I find de-essers to be fairly essential in low-volume HoW environments, and I very frequently need more than 6 channels (usually 8), but the Qu6 only has 6 FX engines and 2-3 are always needed for reverb/delay. This basically means I have to us De-Essers as a bus processing effect (way too far down the chain) or place them individually on the 2-3 most egregious channels. I’ve noticed that I can put a valve preamp on every channel in the source block, and I think it would be a very nice feature to use the de-esser at the beginning of the chain in the same position. De-essers are great tools, but they don’t work well if you have to gang the vocals together.
+1 for the use of the word “egregious”. ![]()
As a non-native-English-speaker, I googled “HoW environments” but couldn’t find anything relevant.
What does that mean, please?
“Houses of Worship” - ie churches
Ah - thank you! . . .
I wholeheartedly agree!
I purchased the De-Esser for the Qu7 only to learn it wasn’t an insert. I am stuck picking a few effects slots to tame a vocal and it becomes locked to that channel as an insert That is good, but it falls way short. I have 6 vocal channels.
Lets go A&H!!! While you are at, multiple inserts on channels would be awesome!
this is similar on the Avantis (and prob dLive too), althought they both have more FX slots available of course.
I’ve got four FX slots dedicated to DeEssing on our Avantis, since the are none available as inserts. Of course, you could go oldschool and set up a compressor as a DeEsser and/or bus your vocals to DeEss them as a whole.
That said, it would be cool if either of the dynamics slots had a dedicated DeEsser as an option.
+1 always.
You can always just pop the de-esser on a group instead of a single channel!
Agreed. In the meantime, you can use the channel compressor with sidechain set up around 4k or so.
The mixture of male and female vocals, the individual sibulence, plus the impact of timing between them, says no to a group compressor, I need an insert.
Agree, there should be stand alone desser that can be enraged on any channel you want without having to use use limited fx blocks. Even the touchmix 16 (has its own sigificant deficiencies) from 2014 but had deessers. Even if not the perfect de-sseer having it available on any channel made sense. Digital mixers have come a long way since 2014 and if anything it seems to like it should be even easier to implement that feature on newer digital mixers where it likely would be even better.

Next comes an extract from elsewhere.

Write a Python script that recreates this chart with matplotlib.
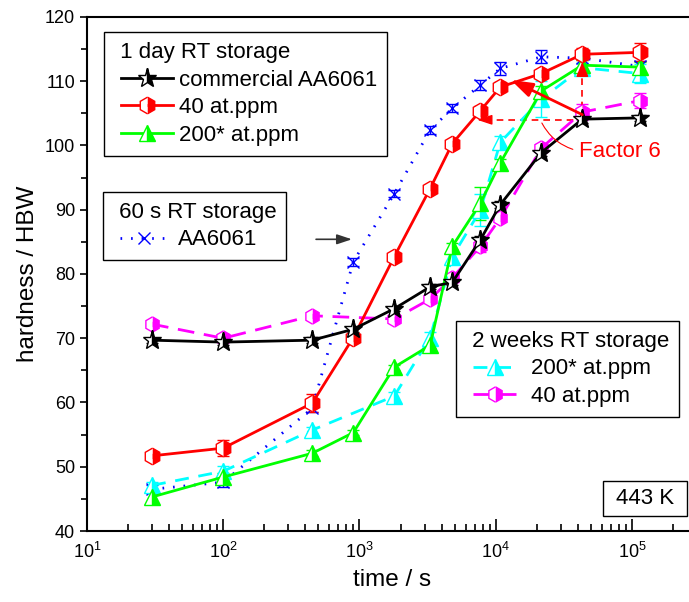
import matplotlib
matplotlib.use("Agg")
import matplotlib.pyplot as plt
from matplotlib.ticker import MultipleLocator, LogLocator
from matplotlib.patches import Rectangle
from matplotlib.legend_handler import HandlerLine2D
from matplotlib.lines import Line2D

plt.rcParams['font.family'] = ['Liberation Sans', 'DejaVu Sans']
plt.rcParams['mathtext.fontset'] = 'custom'
plt.rcParams['mathtext.rm'] = 'Liberation Sans'
plt.rcParams['mathtext.it'] = 'Liberation Sans:italic'

# ageing times at 443 K (s)
t_all = [30, 100, 450, 900, 1800, 3300, 4800, 7700, 10800, 21600, 43200, 115200]
t_2w = [30, 100, 450, 1800, 3300, 4800, 7700, 10800, 21600, 43200, 115200]

# 1 day RT storage
hb_commercial = [69.7, 69.4, 69.7, 71.4, 74.6, 78.0, 78.7, 85.3, 90.8, 98.9, 104.1, 104.3]
err_commercial = [0.4, 0.5, 0.5, 0.4, 0.3, 0.4, 0.4, 0.6, 0.6, 0.5, 0.6, 0.5]
hb_40 = [51.7, 52.9, 59.9, 70.1, 82.7, 93.3, 100.3, 105.4, 109.1, 111.2, 114.2, 114.5]
err_40 = [0.3, 1.3, 1.4, 0.5, 0.3, 0.3, 0.4, 0.8, 0.8, 0.6, 0.9, 1.4]
hb_200 = [45.3, 48.4, 52.1, 55.3, 65.5, 68.9, 84.3, 91.0, 97.3, 108.5, 112.5, 112.2]
err_200 = [0.8, 0.6, 0.5, 0.4, 0.4, 0.4, 0.5, 2.6, 0.6, 0.8, 0.8, 0.8]

# 60 s RT storage
hb_60s = [46.5, 47.6, 59.1, 81.9, 92.5, 102.4, 105.8, 109.4, 112.0, 113.8, 113.6, 112.3]
err_60s = [0.6, 0.8, 0.6, 0.6, 0.5, 0.6, 0.6, 0.8, 1.0, 1.0, 0.8, 0.8]

# 2 weeks RT storage
hb_200_2w = [47.1, 49.3, 55.7, 61.0, 70.1, 82.7, 89.9, 100.5, 107.2, 112.1, 111.2]
err_200_2w = [0.6, 0.8, 0.5, 0.6, 0.8, 1.0, 2.5, 1.0, 2.8, 0.8, 1.5]
hb_40_2w = [72.2, 70.0, 73.5, 73.0, 76.1, 79.4, 84.3, 88.7, 99.6, 105.2, 107.0]
err_40_2w = [0.3, 0.6, 0.3, 0.3, 0.4, 0.4, 0.8, 0.5, 0.6, 1.2, 1.2]

fig = plt.figure(figsize=(6.89, 6.02), dpi=100)
ax = fig.add_axes([87 / 689, 71 / 602, 610 / 689, 514 / 602])


def series(t, y, e, color, marker, ms, ls, dashes=None):
    kw = dict(yerr=e, color=color, ecolor=color, lw=2, marker=marker, ms=ms,
              mec=color, mfc=color, mfcalt='white', fillstyle='right', mew=1,
              capsize=4, elinewidth=1, capthick=1, ls=ls)
    if dashes is not None:
        kw['dashes'] = dashes
    cont = ax.errorbar(t, y, **kw)
    return cont[0]


l_60s = series(t_all, hb_60s, err_60s, '#0000FF', 'x', 8, ':', dashes=(0.6, 3.2))
l_40_2w = series(t_2w, hb_40_2w, err_40_2w, '#FF00FF', 'h', 11, '--', dashes=(6, 3.5))
l_200_2w = series(t_2w, hb_200_2w, err_200_2w, '#00FFFF', '^', 11, '--', dashes=(5, 3.5))
l_200 = series(t_all, hb_200, err_200, '#00FF00', '^', 11, '-')
l_40 = series(t_all, hb_40, err_40, '#FF0000', 'h', 12, '-')
l_com = series(t_all, hb_commercial, err_commercial, 'black', '*', 14, '-')

ax.set_xscale('log')
ax.set_xlim(10, 3e5)
ax.set_ylim(40, 120)
ax.yaxis.set_major_locator(MultipleLocator(10))
ax.yaxis.set_minor_locator(MultipleLocator(5))
ax.xaxis.set_major_locator(LogLocator(base=10, numticks=10))
ax.xaxis.set_minor_locator(LogLocator(base=10, subs=range(2, 10), numticks=20))
ax.tick_params(axis='x', which='major', direction='in', length=8.5, width=1.2, labelsize=13, pad=8)
ax.tick_params(axis='x', which='minor', direction='in', length=5, width=1.2)
ax.tick_params(axis='y', which='major', direction='out', length=5, width=1.2, labelsize=13)
ax.tick_params(axis='y', which='minor', direction='out', length=4, width=1.2)
for s in ax.spines.values():
    s.set_linewidth(1.5)

ax.set_xlabel('time / s', fontsize=17.5, labelpad=5)
ax.set_ylabel('hardness / HBW', fontsize=17.5, labelpad=4)

# handles start a little inside the frame, like the titles
hmap = {Line2D: HandlerLine2D(xpad=0.32)}
leg_kw = dict(loc='upper left', borderaxespad=0, fontsize=16, title_fontsize=16,
              frameon=True, fancybox=False, edgecolor='black', framealpha=1,
              alignment='left', labelspacing=0.3, borderpad=0.45, numpoints=1,
              handler_map=hmap)

leg1 = ax.legend([l_com, l_40, l_200], ['commercial AA6061', '40 at.ppm', '200* at.ppm'],
                 title=' 1 day RT storage', bbox_to_anchor=(0.028, 0.971),
                 handlelength=2.66, handletextpad=0.27, **leg_kw)
leg1.get_frame().set_linewidth(1.0)
ax.add_artist(leg1)

leg2 = ax.legend([l_60s], ['AA6061'], title=' 60 s RT storage', bbox_to_anchor=(0.026, 0.66),
                 handlelength=2.48, handletextpad=0.45, **leg_kw)
leg2.get_frame().set_linewidth(1.0)
ax.add_artist(leg2)

leg3 = ax.legend([l_200_2w, l_40_2w], ['200* at.ppm', '40 at.ppm'], title=' 2 weeks RT storage',
                 bbox_to_anchor=(0.605, 0.409), handlelength=2.25, handletextpad=0.68, **leg_kw)
leg3.get_frame().set_linewidth(1.0)

# arrow pointing from the 60 s legend to its curve
ax.annotate('', xy=(880, 85.4), xytext=(480, 85.4),
            arrowprops=dict(arrowstyle='-|>,head_length=0.6,head_width=0.2', color='#333333',
                            lw=1.2, mutation_scale=15, shrinkA=0, shrinkB=0))

# time shift between commercial alloy and 40 at.ppm at the same hardness
t_peak = 43200
t_same = 7300
hb_level = 104.0
ax.plot([t_same * 1.15, t_peak], [hb_level, hb_level], color='red', lw=1.2, dashes=(4, 3))
ax.annotate('', xy=(t_same, hb_level), xytext=(t_same * 1.2, hb_level),
            arrowprops=dict(arrowstyle='-|>,head_length=0.6,head_width=0.2', color='red',
                            lw=1, mutation_scale=15, shrinkA=0, shrinkB=0))
ax.plot([t_peak, t_peak], [hb_level, 111.5], color='red', lw=1.2, dashes=(4, 3))
ax.annotate('', xy=(t_peak, 113.0), xytext=(t_peak, 111.3),
            arrowprops=dict(arrowstyle='-|>,head_length=0.6,head_width=0.25', color='red',
                            lw=1, mutation_scale=15, shrinkA=0, shrinkB=0))
ax.annotate('', xy=(12900, 110.2), xytext=(t_peak, 104.8),
            arrowprops=dict(arrowstyle='-|>,head_length=0.6,head_width=0.2', color='red',
                            lw=2, mutation_scale=22, shrinkA=0, shrinkB=0))
ax.annotate('', xy=(21800, 103.5), xytext=(36800, 99.4),
            arrowprops=dict(arrowstyle='-', color='red', lw=0.8,
                            connectionstyle='arc3,rad=-0.2', shrinkA=0, shrinkB=0))
ax.text(40900, 99.0, 'Factor 6', color='red', fontsize=16, ha='left', va='center')

# ageing temperature label
ax.add_patch(Rectangle((0.846, 0.029), 0.1377, 0.068, transform=ax.transAxes,
                       fc='white', ec='black', lw=1, zorder=5))
ax.text(0.915, 0.063, '443 K', transform=ax.transAxes, fontsize=16,
        ha='center', va='center', zorder=6)

fig.savefig('out.png', dpi=100)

The discontinued iLive has Deesser on individual inputs.
I’m not sure of the relevance to the topic at hand.
The iLive was the “flagship” level offering from A&H at the time. The QU certainly is not A&H current flagship level offering, nor has it ever been the flagship level offering. If you are expecting the QU to have flagship level features, you are going to be disappointed with nearly every function/feature of the QU because none of them are “flagship level” in scope or flexibility. This is by design and it is not an oversight on A&H part.
With all due respect, I am not so sure the T series was considered a flagship system.
I understand your point to a certain degree, but it’s just a filter. We may as well not have standard compressors and gates included in the input chain either for a console at that price. UI Soundcraft includes it, that is an example.
Maybe my comment by using a product line with a short life cycle was not a good example, but there are other systems that included it at the time that were not considered “flagship”.